Coussot’s model example

This example demonstrates the final shape of simulated flow using Coussot’s equation.

The frontal lobe shape of the simulated flow at the final step is given by

\[D = - H - \ln(1 - H)\]

where

• \(H\): normalized fluid depth.

• \(D\): normalized distance of the front from the origin.

\(H\) and \(D\) are obtained with these expressions:

\[D = \frac{\rho g d (\sin(\theta))^2}{\tau_c \cos(\theta)} \text{ and } H = \frac{\rho g h \sin(\theta)}{\tau_c}\]

with:

• \(h\): fluid depth.

• \(d\): distance of the front from the origin.
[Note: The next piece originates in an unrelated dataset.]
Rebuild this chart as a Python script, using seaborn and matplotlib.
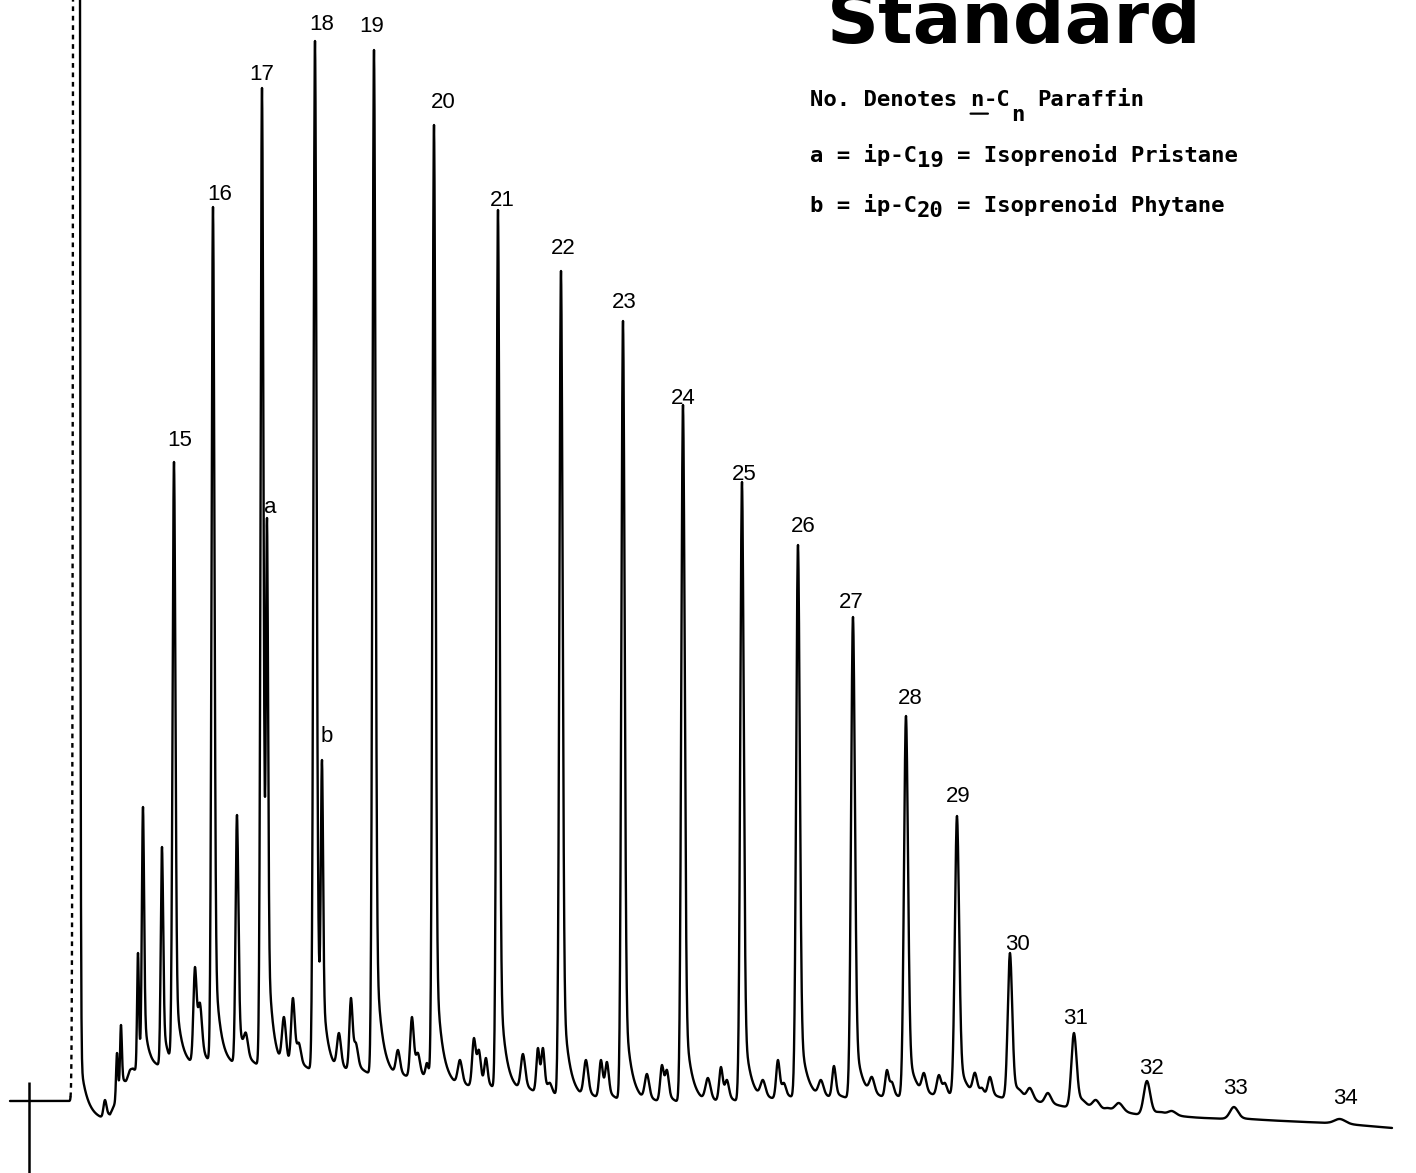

• \(g\): gravitational acceleration.

• \(\rho\): fluid density.

• \(\tau_c\): threshold constraint.

• \(\theta\): slope of the surface.

Implementation

First import required packages and define the context. For this example we will use a fluid with a density of \(\rho = 1000 kg/m^3\): and \(\tau_c = 50 Pa\), with a slope of \(\theta = 10°\):

from tilupy.analytic_sol import Coussot_shape
import matplotlib.pyplot as plt

case_1 = Coussot_shape(rho=1000, tau=50, theta=10)
case_1.compute_rheological_test_front_morpho()
plt.plot(case_1.d, case_1.h, color="black")
plt.show()

If \(\theta = 0°\), the equations are slightly different:

\[D^* = \frac{{H^*}^2}{2}\]

with:

\[D^* = \frac{\rho g d}{\tau_c} \text{ and } H^* = \frac{\rho g h}{\tau_c}\]

case_2 = Coussot_shape(rho=1000, tau=50, theta=0, h_final=1)
case_2.compute_rheological_test_front_morpho()
plt.plot(case_2.d, case_2.h, color="black")
plt.show()

Original reference:

Coussot, P., Proust, S., & Ancey, C., 1996, Rheological interpretation of deposits of yield stress fluids, Journal of Non-Newtonian Fluid Mechanics, v. 66(1), p. 55-70, doi:10.1016/0377-0257(96)01474-7.